I’ve been musing recently on where the old-style horses have gone. You know the kind I’m talking about, the rawboned, high-headed, ewe-necked, long legged, full-stampede mode movie horses that captivated the world when TV made its black and white debut. Or those horses you see in dusty photographs from your parent’s attic, with the names “Tom” or “Blacky” scrawled across the yellowed margin. The vintage horses nobody hears about anymore.

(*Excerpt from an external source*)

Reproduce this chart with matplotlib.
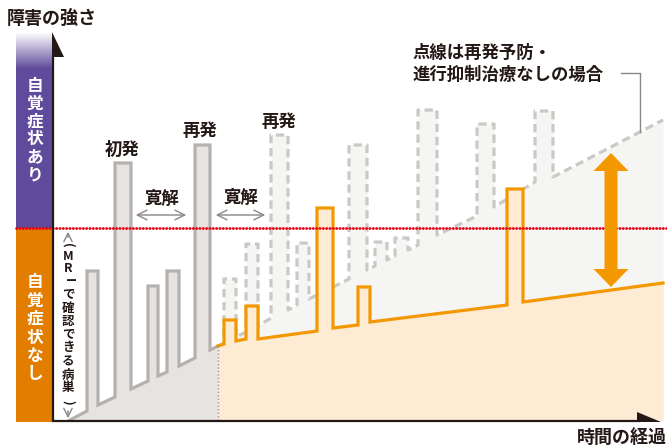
import numpy as np
import matplotlib
matplotlib.use('Agg')
import matplotlib.pyplot as plt
from matplotlib.patches import Polygon

plt.rcParams['font.family'] = ['Noto Sans CJK JP', 'DejaVu Sans']

# --- diagram data (pixel space, y grows downwards) ---
# course before treatment (solid grey)
gray_x = [70, 87, 87, 98, 98, 115, 115, 131, 131, 148, 148, 158, 158, 167, 167,
          179, 179, 195, 195, 210, 210, 218]
gray_y = [420, 411, 271, 271, 405, 397, 163, 163, 389, 381, 286, 286, 376, 372, 271,
          271, 366, 358, 145, 145, 350, 346]

# course without treatment (dashed grey)
dash_x = [218, 224, 224, 236, 236, 246, 246, 258, 258, 271, 271, 288, 288, 297, 297,
          309, 309, 349, 349, 367, 367, 375, 375, 387, 387, 395, 395, 408, 408, 418,
          418, 437, 437, 477, 477, 494, 494, 535, 535, 553, 553, 663]
dash_y = [346, 343, 279, 279, 337, 332, 244, 244, 326, 318, 135, 135, 310, 305, 243,
          243, 299, 279, 145, 145, 270, 266, 242, 242, 260, 256, 238, 238, 250, 245,
          110, 110, 235, 216, 124, 124, 207, 182, 111, 111, 177, 120]

# course with treatment (orange)
tr_x = [218, 224, 224, 236, 236, 246, 246, 258, 258, 317, 317, 333, 333, 358, 358,
        370, 370, 507, 507, 523, 523, 663]
tr_y = [346, 344, 320, 320, 341, 339, 306, 306, 339, 331, 208, 208, 328, 325, 287,
        287, 322, 305, 189, 189, 302, 283]

threshold_y = 228   # symptom threshold
base_y = 420        # x axis

# vertical character labels
upper_label = list('自覚症状あり')
lower_label = list('自覚症状なし')
mri_label = ['(', 'M', 'R', 'I', 'で', '確', '認', 'で', 'き', 'る', '病', '巣', ')']
mri_y = [245, 256, 268, 280, 295, 308, 321, 335, 348, 362, 375, 388, 402]

dark = '#231815'
purple = '#5f4b9b'
orange_dark = '#e27d00'
orange = '#f39800'

fig = plt.figure(figsize=(6.67, 4.47), dpi=100)
ax = fig.add_axes([0, 0, 1, 1])
ax.set_xlim(0, 667)
ax.set_ylim(447, 0)
ax.axis('off')

# left colour band: purple with white fade at top, orange below
top = 32
h = threshold_y - top
grad = np.ones((h, 1, 3))
pc = np.array(matplotlib.colors.to_rgb(purple))
for i in range(h):
    t = min(1.0, i / 36.0)
    grad[i, 0] = (1 - t) * np.ones(3) + t * pc
ax.imshow(grad, extent=[16, 53, threshold_y, top], aspect='auto', zorder=1)
ax.fill_between([16, 53], threshold_y, 422, color=orange_dark, lw=0, zorder=1)

# fills
ax.fill_between(gray_x, gray_y, base_y, color='#e6e3e0', lw=0, zorder=2)
ax.fill_between(dash_x, dash_y, base_y, color='#f5f5f4', lw=0, zorder=2)
ax.plot(gray_x, gray_y, color='#b5b1ae', lw=2.3, zorder=3, solid_joinstyle='miter')
ax.plot(dash_x, dash_y, color='#cbc8c5', lw=2.3, zorder=3, dashes=(2.6, 1.5))
ax.fill_between(tr_x, tr_y, base_y, color='#fdebd4', lw=0, zorder=4)
ax.plot(tr_x, tr_y, color=orange, lw=2.3, zorder=5, solid_joinstyle='miter')

# dotted divider at start of treatment
ax.plot([218, 218], [346, base_y], color='#9a9795', lw=1, ls=(0, (1, 1.5)), zorder=5)

# threshold line
ax.plot([16, 667], [threshold_y, threshold_y], color='#e60012', lw=2,
        ls=(0, (0.1, 1.1)), dash_capstyle='round', zorder=8)

# axes with arrow heads
ax.plot([53, 53], [55, 422], color=dark, lw=1.6, zorder=9, solid_capstyle='butt')
ax.add_patch(Polygon([[52.2, 32], [52.2, 57], [64, 57]], closed=True, color=dark, lw=0, zorder=9))
ax.plot([52.2, 640], [421, 421], color=dark, lw=1.6, zorder=9, solid_capstyle='butt')
ax.add_patch(Polygon([[637, 412], [637, 422.2], [661, 422.2]], closed=True, color=dark, lw=0, zorder=9))

# orange double arrow
cx, a_top, a_bot, hw, hl, sw = 611, 153, 287, 35, 18, 13
arrow = [[cx, a_top], [cx + hw / 2, a_top + hl], [cx + sw / 2, a_top + hl],
         [cx + sw / 2, a_bot - hl], [cx + hw / 2, a_bot - hl], [cx, a_bot],
         [cx - hw / 2, a_bot - hl], [cx - sw / 2, a_bot - hl], [cx - sw / 2, a_top + hl],
         [cx - hw / 2, a_top + hl]]
ax.add_patch(Polygon(arrow, closed=True, color=orange, lw=0, zorder=10))

# remission arrows
for x0, x1 in [(133, 189), (213, 268)]:
    ax.annotate('', xy=(x1, 215), xytext=(x0, 215),
                arrowprops=dict(arrowstyle='<->,head_length=0.7,head_width=0.35',
                                color='#8a8785', lw=1), zorder=10)

# MRI lesion arrows
ax.annotate('', xy=(68, 229), xytext=(68, 240),
            arrowprops=dict(arrowstyle='->,head_length=0.6,head_width=0.3', color='#8a8785', lw=1))
ax.annotate('', xy=(68, 421), xytext=(68, 408),
            arrowprops=dict(arrowstyle='->,head_length=0.6,head_width=0.3', color='#8a8785', lw=1))

# leader line for dashed course
ax.plot([621, 640, 640], [73, 73, 132], color='#8a8785', lw=1, zorder=10)

# texts
tk = dict(color=dark, fontweight='bold')
ax.text(7, 18, '障害の強さ', fontsize=13, ha='left', va='center', **tk)
ax.text(667, 437, '時間の経過', fontsize=13, ha='right', va='center', **tk)
ax.text(122, 150, '初発', fontsize=12.5, ha='center', va='center', **tk)
ax.text(200, 131, '再発', fontsize=12.5, ha='center', va='center', **tk)
ax.text(279, 122, '再発', fontsize=12.5, ha='center', va='center', **tk)
ax.text(162, 199, '寛解', fontsize=12.5, ha='center', va='center', **tk)
ax.text(241, 198, '寛解', fontsize=12.5, ha='center', va='center', **tk)
ax.text(413, 53, '点線は再発予防・', fontsize=12.5, ha='left', va='center', **tk)
ax.text(413, 75, '進行抑制治療なしの場合', fontsize=12.5, ha='left', va='center', **tk)
ax.text(439, 373, '再発予防・進行抑制治療あり', fontsize=10.5, ha='center', va='center', **tk)

for i, ch in enumerate(upper_label):
    ax.text(35, 86 + i * 17.8, ch, fontsize=12, color='white', fontweight='bold',
            ha='center', va='center', zorder=11)
for i, ch in enumerate(lower_label):
    ax.text(35, 282 + i * 18.5, ch, fontsize=12, color='white', fontweight='bold',
            ha='center', va='center', zorder=11)

for ch, yy in zip(mri_label, mri_y):
    rot = -90 if ch in ('(', ')', 'I') else 0
    ax.text(68, yy, ch, fontsize=9, color=dark, fontweight='bold', rotation=rot,
            ha='center', va='center', zorder=11)

fig.savefig('out.png', dpi=100)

In today’s world of highly commercialized blue-blooded breeding programs, these horses would have no place. Based on appearance alone, they would be discarded immediately. They had huge heads, most likely from draft bloodlines somewhere in their lineage. Their bodies were usually rangy and long, they carried their heads high in self-defense against the style of heavy-handed riding of that era, and they went everywhere in a frantic gallop, at least on the movie screen. A far cry from the distinct boundaries of conformation in today’s breeds, these horses were just old fashioned riding horses, their breeding didn’t matter.
I have always been in awe of those horses. They had a look that matched the terrain they thundered over. They were trained to fall and lie still to stage gun battles, they endured being leapt upon from broken windows or saloon roofs, they could go from half-asleep to dead run without notice, and they epitomized the cowboy dream. Those horses could handle like race cars, and I’ve always wondered what it would be like to ride one, just for fun.

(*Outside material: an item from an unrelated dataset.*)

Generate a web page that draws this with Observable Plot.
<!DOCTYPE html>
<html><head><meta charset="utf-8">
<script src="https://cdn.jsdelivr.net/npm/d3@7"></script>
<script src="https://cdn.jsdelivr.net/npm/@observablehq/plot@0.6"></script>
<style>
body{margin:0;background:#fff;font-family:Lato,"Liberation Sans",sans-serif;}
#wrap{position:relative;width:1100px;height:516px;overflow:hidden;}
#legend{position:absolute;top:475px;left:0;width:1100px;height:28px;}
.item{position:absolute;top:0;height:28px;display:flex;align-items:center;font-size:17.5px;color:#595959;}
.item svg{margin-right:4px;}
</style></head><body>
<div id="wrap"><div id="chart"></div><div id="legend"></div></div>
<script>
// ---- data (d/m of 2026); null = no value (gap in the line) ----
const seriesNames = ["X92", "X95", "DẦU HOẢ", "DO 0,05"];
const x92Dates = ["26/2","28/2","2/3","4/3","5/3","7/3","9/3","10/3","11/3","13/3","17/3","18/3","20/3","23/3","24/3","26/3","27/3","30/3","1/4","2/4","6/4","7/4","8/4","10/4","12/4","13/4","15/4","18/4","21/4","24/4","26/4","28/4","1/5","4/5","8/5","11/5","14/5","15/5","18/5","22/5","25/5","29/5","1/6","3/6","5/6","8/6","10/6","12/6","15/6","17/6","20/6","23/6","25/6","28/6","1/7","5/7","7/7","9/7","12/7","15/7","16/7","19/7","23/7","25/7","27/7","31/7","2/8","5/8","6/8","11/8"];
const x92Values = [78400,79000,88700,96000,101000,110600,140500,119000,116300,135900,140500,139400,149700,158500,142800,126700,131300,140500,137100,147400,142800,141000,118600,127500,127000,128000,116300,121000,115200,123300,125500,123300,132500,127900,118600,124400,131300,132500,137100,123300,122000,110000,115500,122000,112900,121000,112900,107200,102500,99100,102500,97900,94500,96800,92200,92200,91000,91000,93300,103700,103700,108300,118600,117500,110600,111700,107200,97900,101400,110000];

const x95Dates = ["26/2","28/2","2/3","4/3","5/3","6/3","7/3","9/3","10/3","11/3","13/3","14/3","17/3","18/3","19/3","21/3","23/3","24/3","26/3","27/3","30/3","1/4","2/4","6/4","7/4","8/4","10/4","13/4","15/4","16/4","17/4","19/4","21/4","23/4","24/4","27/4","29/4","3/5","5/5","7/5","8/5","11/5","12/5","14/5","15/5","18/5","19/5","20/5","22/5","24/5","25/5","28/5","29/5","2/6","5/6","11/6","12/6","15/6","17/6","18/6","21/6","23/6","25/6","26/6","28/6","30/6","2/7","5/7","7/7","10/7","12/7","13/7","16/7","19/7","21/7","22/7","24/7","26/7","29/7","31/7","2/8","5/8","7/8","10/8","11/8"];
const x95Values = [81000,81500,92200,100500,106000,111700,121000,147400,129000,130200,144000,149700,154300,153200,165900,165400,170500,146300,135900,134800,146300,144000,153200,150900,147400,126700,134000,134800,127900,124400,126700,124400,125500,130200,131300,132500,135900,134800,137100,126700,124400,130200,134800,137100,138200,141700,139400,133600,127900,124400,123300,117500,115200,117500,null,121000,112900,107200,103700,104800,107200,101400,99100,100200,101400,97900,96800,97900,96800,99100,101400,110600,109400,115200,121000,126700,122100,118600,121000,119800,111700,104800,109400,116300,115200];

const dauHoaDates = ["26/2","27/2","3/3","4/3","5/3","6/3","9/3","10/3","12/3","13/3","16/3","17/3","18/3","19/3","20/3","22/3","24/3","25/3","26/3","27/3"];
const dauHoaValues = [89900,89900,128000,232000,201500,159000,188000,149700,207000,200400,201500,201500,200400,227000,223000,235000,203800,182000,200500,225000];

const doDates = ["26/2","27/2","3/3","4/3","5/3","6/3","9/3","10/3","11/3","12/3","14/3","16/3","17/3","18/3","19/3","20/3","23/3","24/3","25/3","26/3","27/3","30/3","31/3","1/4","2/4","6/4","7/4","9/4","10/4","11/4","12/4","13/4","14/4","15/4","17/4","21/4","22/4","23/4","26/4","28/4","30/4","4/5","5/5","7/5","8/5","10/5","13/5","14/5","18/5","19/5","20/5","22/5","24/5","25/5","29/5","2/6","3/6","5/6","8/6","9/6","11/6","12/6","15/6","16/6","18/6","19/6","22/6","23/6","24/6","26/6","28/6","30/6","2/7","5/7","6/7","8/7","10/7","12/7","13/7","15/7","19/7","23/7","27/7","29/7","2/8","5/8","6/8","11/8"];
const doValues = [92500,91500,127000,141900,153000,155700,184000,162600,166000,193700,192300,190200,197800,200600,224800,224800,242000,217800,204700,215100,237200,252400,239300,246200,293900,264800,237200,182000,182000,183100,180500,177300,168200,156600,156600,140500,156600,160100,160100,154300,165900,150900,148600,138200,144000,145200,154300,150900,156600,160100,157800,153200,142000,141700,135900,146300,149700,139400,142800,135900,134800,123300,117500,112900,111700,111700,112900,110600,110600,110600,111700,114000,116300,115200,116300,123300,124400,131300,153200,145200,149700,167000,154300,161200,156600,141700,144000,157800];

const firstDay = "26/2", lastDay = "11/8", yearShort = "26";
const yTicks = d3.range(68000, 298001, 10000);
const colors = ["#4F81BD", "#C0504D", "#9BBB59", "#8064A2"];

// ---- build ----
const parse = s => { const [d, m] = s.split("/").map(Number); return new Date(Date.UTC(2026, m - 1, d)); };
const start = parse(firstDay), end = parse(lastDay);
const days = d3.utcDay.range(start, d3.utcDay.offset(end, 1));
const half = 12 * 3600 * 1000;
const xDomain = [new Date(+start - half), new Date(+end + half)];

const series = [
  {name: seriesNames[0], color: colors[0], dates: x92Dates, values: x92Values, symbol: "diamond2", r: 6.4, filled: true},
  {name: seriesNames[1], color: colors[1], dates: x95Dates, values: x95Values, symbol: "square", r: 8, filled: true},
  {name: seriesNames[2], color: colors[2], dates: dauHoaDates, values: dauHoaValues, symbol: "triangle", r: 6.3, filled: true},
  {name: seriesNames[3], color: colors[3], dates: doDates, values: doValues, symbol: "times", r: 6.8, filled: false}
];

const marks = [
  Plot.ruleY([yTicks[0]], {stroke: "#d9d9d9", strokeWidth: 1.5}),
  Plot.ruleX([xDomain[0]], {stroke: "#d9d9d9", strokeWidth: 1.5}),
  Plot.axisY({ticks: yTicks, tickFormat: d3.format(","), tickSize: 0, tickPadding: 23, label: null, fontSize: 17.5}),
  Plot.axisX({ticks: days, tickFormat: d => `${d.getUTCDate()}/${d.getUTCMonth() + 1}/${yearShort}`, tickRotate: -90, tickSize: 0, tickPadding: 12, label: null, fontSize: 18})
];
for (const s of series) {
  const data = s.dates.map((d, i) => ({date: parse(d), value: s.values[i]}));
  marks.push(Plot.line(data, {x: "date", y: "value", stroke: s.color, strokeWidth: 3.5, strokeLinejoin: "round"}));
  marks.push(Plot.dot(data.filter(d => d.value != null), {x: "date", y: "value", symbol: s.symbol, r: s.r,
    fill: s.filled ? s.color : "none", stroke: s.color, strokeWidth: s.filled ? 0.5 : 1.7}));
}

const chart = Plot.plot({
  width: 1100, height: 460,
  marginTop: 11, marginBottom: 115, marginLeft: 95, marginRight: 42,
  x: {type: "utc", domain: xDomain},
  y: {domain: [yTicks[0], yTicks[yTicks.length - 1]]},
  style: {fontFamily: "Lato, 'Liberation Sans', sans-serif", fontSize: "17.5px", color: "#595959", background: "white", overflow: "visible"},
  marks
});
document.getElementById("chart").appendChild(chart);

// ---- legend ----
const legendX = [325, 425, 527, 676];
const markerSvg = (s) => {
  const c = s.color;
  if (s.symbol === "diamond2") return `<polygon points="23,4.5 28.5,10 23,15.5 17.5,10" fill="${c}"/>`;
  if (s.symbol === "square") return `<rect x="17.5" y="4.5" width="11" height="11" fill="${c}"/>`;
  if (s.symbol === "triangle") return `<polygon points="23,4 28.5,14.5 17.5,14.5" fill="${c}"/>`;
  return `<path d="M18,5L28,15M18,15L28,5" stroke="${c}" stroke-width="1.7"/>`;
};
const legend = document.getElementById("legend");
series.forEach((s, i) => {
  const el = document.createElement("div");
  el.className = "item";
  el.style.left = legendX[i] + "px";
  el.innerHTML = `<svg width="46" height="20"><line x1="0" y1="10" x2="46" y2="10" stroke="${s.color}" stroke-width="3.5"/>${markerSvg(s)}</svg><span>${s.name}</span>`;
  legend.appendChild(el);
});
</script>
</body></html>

It always sent a surge of sympathy through me to see them jerked around and spurred off into a gallop in the movies. There was no “asking” or “waiting” for the horse to come around in that style of riding. It was forceful, rough, and fast-paced to cause more excitement, but it’s really no wonder the cowboy style of riding is given a bad name in these current days of natural horsemanship and training through “feel”. Those movie horses had to put up with a lot of poor riding skills.

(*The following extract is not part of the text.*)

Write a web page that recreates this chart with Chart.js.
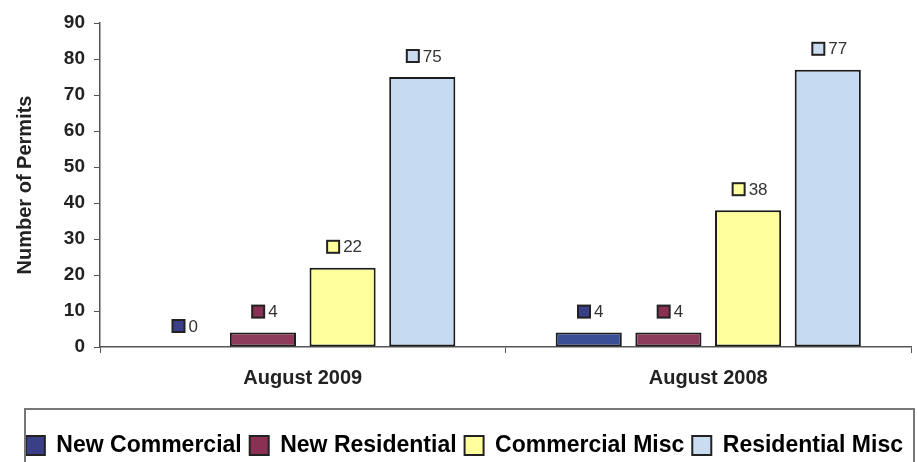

I do think my mare Daisy has a little of that old-Western look. She is a registered foundation-bred Quarter Horse, but with this stiffness in her neck, she fits right in with the vintage horses. She really needs some work on her headset, and learning to give to the bridle. I don’t think the high-headed look was something bred into those old movie horses so much as created by the rough hands of the riders. So we’ll touch on that in an up-coming blog post: how to go about getting a good headset. Let’s do away with the old vintage look, okay?